Pazzia
Pazzia di Jioke, al secolo Giovanni Dell’Oro, è un fumetto disturbante, nell’accezione più positiva – se esiste un’accezione positiva – del termine. Ma mettiamo ordine alle idee.
Trattasi di una raccolta di brevi storie; piccole pillole coniugate alla violenza dei tempi moderni, in cui Dell’Oro ci narra di fatti che pur non riferendosi esplicitamente ad eventi reali, richiamano la cronaca nera delle notizie più eclatanti ed oscure. Nell’affrontare il tema, sposta la telecamera alle spalle dei personaggi, immaginando l’emotività di quei frangenti in cui il contatto con la vita quotidiana si perde di colpo, quel click che separa improvvisamente una giornata normale in un viaggio onirico dalle tinte horror.
Dell’Oro risulta particolarmente capace nel non cedere alla rappresentazione patetica delle vittime alla ricerca del consenso facile del lettore, ma anzi, scivola in modo silenzioso da una direzione ad un’altra, evitando la sentenza – che risulta comunque implicita – incentrando i racconti sulle pulsioni e sui pensieri dissonanti dei protagonisti, in uno scambio continuo fra polo positivo e polo negativo, figurando quello che dovrebbe essere, appunto, il traino delle vicende, ovvero l’atto folle.
Curando sia i testi che i disegni, l’autore è libero di presentare la sua visione, con uno stile particolare che sembra incontrare più contaminazioni ed influenze, rimescolandole in una forma espressiva di sicuro impatto, che mette in evidenza linee e geometrie di costruzione, accentuando l’esperienza astratta. In alcuni frangenti pare ci siano lontani echi di Davide Toffolo, in altri sembra invece farla da padrone l’assonanza con lo stampo orientale. Si va a sommare a tutto ciò una particolare somiglianza dei protagonisti con gli avatar videoludici, che forse arriva per via delle geometrie nette cui si faceva riferimento poco sopra.

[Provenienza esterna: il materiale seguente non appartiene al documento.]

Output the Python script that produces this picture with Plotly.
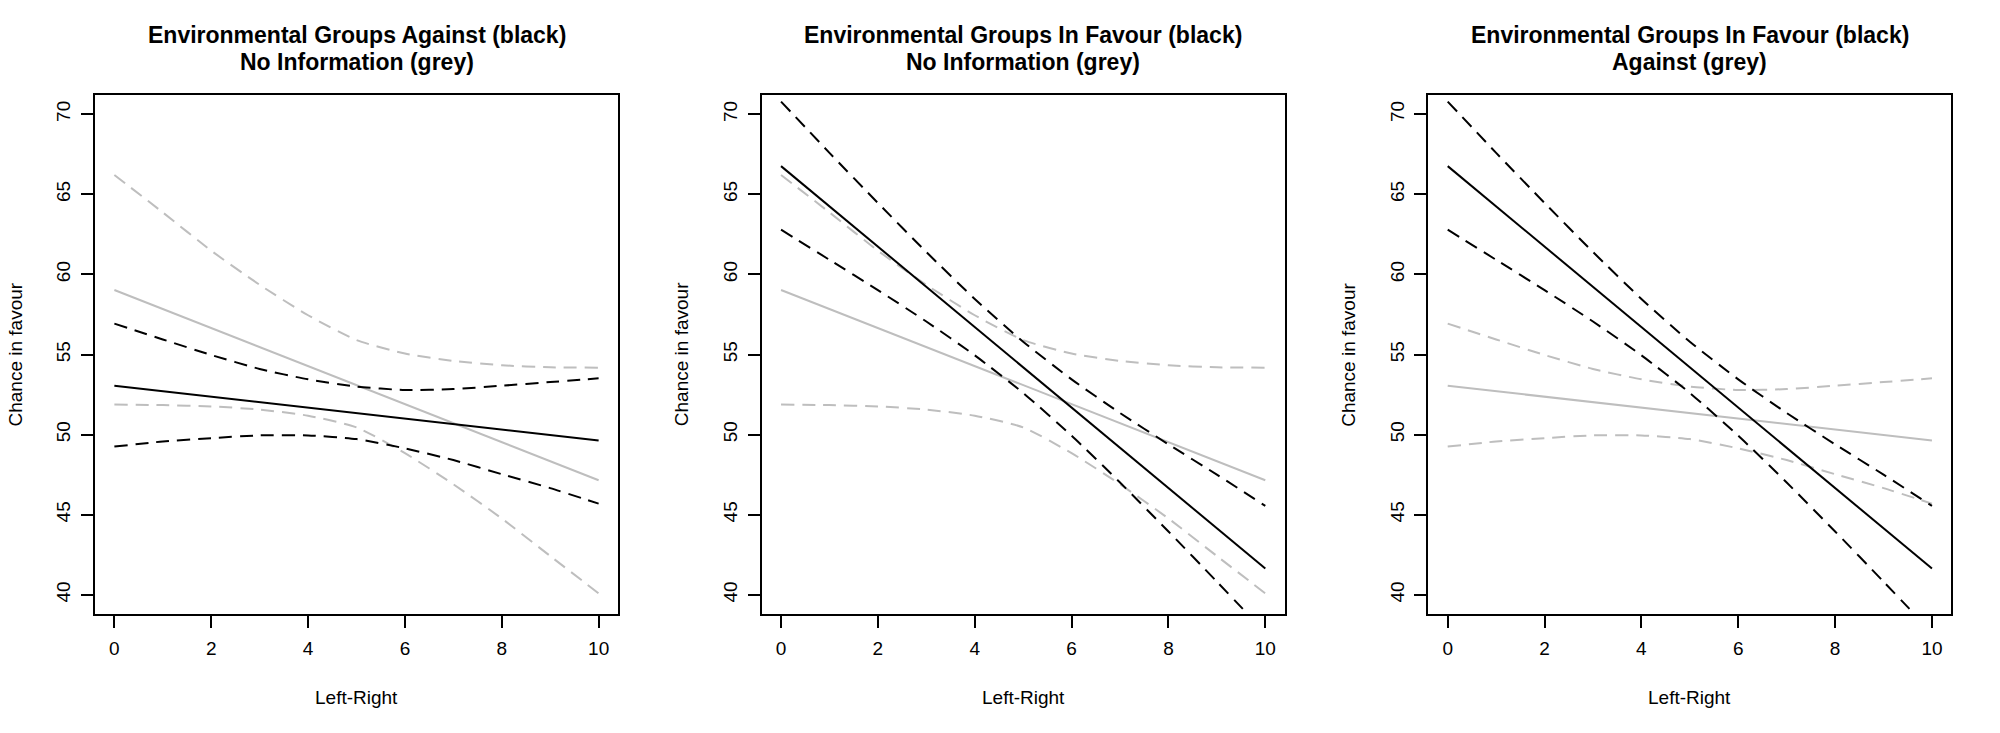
import plotly.graph_objects as go

# ---------------- data ----------------
x_vals = [0, 1, 2, 3, 4, 5, 6, 7, 8, 9, 10]

# Environmental groups against
against_mean = [53.05, 52.71, 52.37, 52.02, 51.68, 51.34, 51.00, 50.66, 50.31, 49.97, 49.63]
against_upper = [56.93, 55.94, 54.97, 54.10, 53.45, 53.00, 52.78, 52.84, 53.05, 53.28, 53.51]
against_lower = [49.25, 49.57, 49.78, 49.95, 49.95, 49.72, 49.14, 48.41, 47.53, 46.66, 45.69]

# No information
noinfo_mean = [59.03, 57.84, 56.65, 55.47, 54.28, 53.09, 51.90, 50.71, 49.53, 48.34, 47.15]
noinfo_upper = [66.21, 63.87, 61.48, 59.35, 57.45, 55.90, 55.06, 54.60, 54.33, 54.20, 54.18]
noinfo_lower = [51.88, 51.84, 51.76, 51.56, 51.18, 50.45, 48.84, 46.90, 44.76, 42.42, 40.09]

# Environmental groups in favour
favour_mean = [66.76, 64.25, 61.74, 59.23, 56.71, 54.20, 51.69, 49.18, 46.67, 44.16, 41.64]
favour_upper = [70.79, 67.59, 64.46, 61.40, 58.47, 55.80, 53.45, 51.35, 49.39, 47.50, 45.55]
favour_lower = [62.79, 60.91, 59.02, 57.06, 54.95, 52.60, 49.93, 47.01, 43.95, 40.82, 37.64]

x_ticks = [0, 2, 4, 6, 8, 10]
y_ticks = [40, 45, 50, 55, 60, 65, 70]

panel_titles = [
    ("Environmental Groups Against (black)", "No Information (grey)"),
    ("Environmental Groups In Favour (black)", "No Information (grey)"),
    ("Environmental Groups In Favour (black)", "Against (grey)"),
]
groups = {
    "against": (against_mean, against_lower, against_upper),
    "noinfo": (noinfo_mean, noinfo_lower, noinfo_upper),
    "favour": (favour_mean, favour_lower, favour_upper),
}
panel_series = [("against", "noinfo"), ("favour", "noinfo"), ("favour", "against")]

x_label = "Left-Right"
y_label = "Chance in favour"

# ---------------- styling / layout ----------------
W, H = 2000, 733
PANEL_W = W / 3
BOX_L, BOX_R = 95, 618
BOX_T, BOX_B = 95, 614
FONT = "Liberation Sans, Arial, Helvetica, sans-serif"
GREY = "#BEBEBE"
DASH = "13px,8px"

fig = go.Figure()
annotations = []
layout_axes = {}

for i in range(3):
    sfx = "" if i == 0 else str(i + 1)
    xa, ya = "x" + sfx, "y" + sfx
    black_key, grey_key = panel_series[i]
    for key, color in ((grey_key, GREY), (black_key, "black")):
        mean, lower, upper = groups[key]
        fig.add_trace(go.Scatter(x=x_vals, y=mean, mode="lines", xaxis=xa, yaxis=ya,
                                 line=dict(color=color, width=2), showlegend=False,
                                 hoverinfo="skip"))
        for band in (lower, upper):
            fig.add_trace(go.Scatter(x=x_vals, y=band, mode="lines", xaxis=xa, yaxis=ya,
                                     line=dict(color=color, width=2, dash=DASH, shape="spline",
                                               smoothing=0.6),
                                     showlegend=False, hoverinfo="skip"))

    left = BOX_L + i * PANEL_W
    right = BOX_R + i * PANEL_W
    common = dict(showgrid=False, zeroline=False, showline=True, mirror=True,
                  linecolor="black", linewidth=2, ticks="outside", ticklen=12,
                  tickwidth=2, tickcolor="black",
                  tickfont=dict(family=FONT, size=19, color="black"))
    layout_axes["xaxis" + sfx] = dict(domain=[left / W, right / W], range=[-0.4, 10.4],
                                      tickvals=x_ticks, anchor=ya, ticklabelstandoff=4,
                                      **common)
    layout_axes["yaxis" + sfx] = dict(domain=[1 - BOX_B / H, 1 - BOX_T / H],
                                      range=[38.8, 71.2], tickvals=y_ticks,
                                      tickangle=-90, anchor=xa, ticklabelstandoff=3,
                                      **common)

    cx = (left + right) / 2 / W
    t1, t2 = panel_titles[i]
    for txt, yy in ((t1, 35), (t2, 62)):
        annotations.append(dict(text="<b>%s</b>" % txt, xref="paper", yref="paper",
                                x=cx, y=1 - yy / H, xanchor="center", yanchor="middle",
                                showarrow=False, font=dict(family=FONT, size=23, color="black")))
    annotations.append(dict(text=x_label, xref="paper", yref="paper", x=cx, y=1 - 697 / H,
                            xanchor="center", yanchor="middle", showarrow=False,
                            font=dict(family=FONT, size=19, color="black")))
    annotations.append(dict(text=y_label, xref="paper", yref="paper",
                            x=(15 + i * PANEL_W) / W, y=1 - ((BOX_T + BOX_B) / 2) / H,
                            xanchor="center", yanchor="middle", textangle=-90,
                            showarrow=False, font=dict(family=FONT, size=19, color="black")))

fig.update_layout(width=W, height=H, margin=dict(l=0, r=0, t=0, b=0),
                  paper_bgcolor="white", plot_bgcolor="white",
                  annotations=annotations, **layout_axes)

fig.write_html("out.html", config={"displayModeBar": False},
               post_script="document.body.style.margin='0';document.body.style.overflow='hidden';")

La brevità delle storie non permette un approfondimento dei personaggi abbastanza forte da creare immedesimazione nel lettore; anche questo è un riferimento ad un fenomeno di narrativa moderna, ovvero le creepy pasta. Nelle pagine si muovono personificazioni di concetti presi per sommi capi: maschere, spaventose ed allegoriche, che permettono una fruizione d’istinto più che di intelletto, spunti intriganti che però lasciano da parte il dettaglio. Un ciclo di fiabe della cattiva notte, portatrici di sogni amari.
Curiosa la scelta di non collocare geograficamente le storie o, meglio, di lasciare intuire una distanza fisica ampia fra l’una e l’altra attraverso l’uso di nomi dalle radici diverse. Da suggerimenti anglofoni, ad altri italiani. Se l’intento era semplicemente quello di spaziare collegando il mondo attraverso questo ipotetico parallelo rosso sangue, forse sarebbe stato opportuno rendere maggiormente evidenti le differenze culturali, poiché un semplice cambio linguistico ha un effetto più che altro scollante, di disomogeneità.
Ho letto il fumetto prima di ricercare chi fosse l’autore e, scommettendo un penny, l’avrei messo su una voce giovane. Ed avrei vinto. Inanzitutto alcuni riferimenti visivi mi sono sembrati propri di una generazione un pochino più agile della mia. Secondo, sembrano mancare in alcuni punti delle accortezze, o malizie narrative, che si acquisiscono con l’esperienza, cosa che si avverte ad esempio in certe linee di dialogo vittime di rallentamenti meccanicai, che andrebbero leggermente oliati. Il rovescio della medaglia di un autore giovane invece, è l’avere dalla sua un’evidente voglia e freschezza espressiva che, pur quando un filo eccessiva tende a scavalcare la storia, ha la capacità di arrivare dritta come uno schiaffo a mano aperta, un risultato dirompente che con l’età gli autori faticano sempre di più a raggiungere, fino a perdere del tutto quel tipo di capacità di comunicare senza filtri. Purtroppo, aggiungerei.
Nel complesso è una lettura che scorre molto velocemente e che ha il pregio migliore nell’inquietudine che riesce a disturbare il senso civile, pur non avendo bisogno di cadere nel gore o nello splatter, ma appoggiandosi su solide basi dell’immaginario del nuovo millennio. Molta è la curiosità di vedere Dell’Oro alle prese con una storia più lunga, che possa mettere in risalto quell’attenzione posta nella regia della scena, perché se riuscisse a mantenere un livello di tensione come nei picchi di questo volume, in un intreccio più complesso, potremmo trovarci di fronte a qualcosa di molto interessante. E, da lettori, ci auguriamo e gli auguriamo accada presto.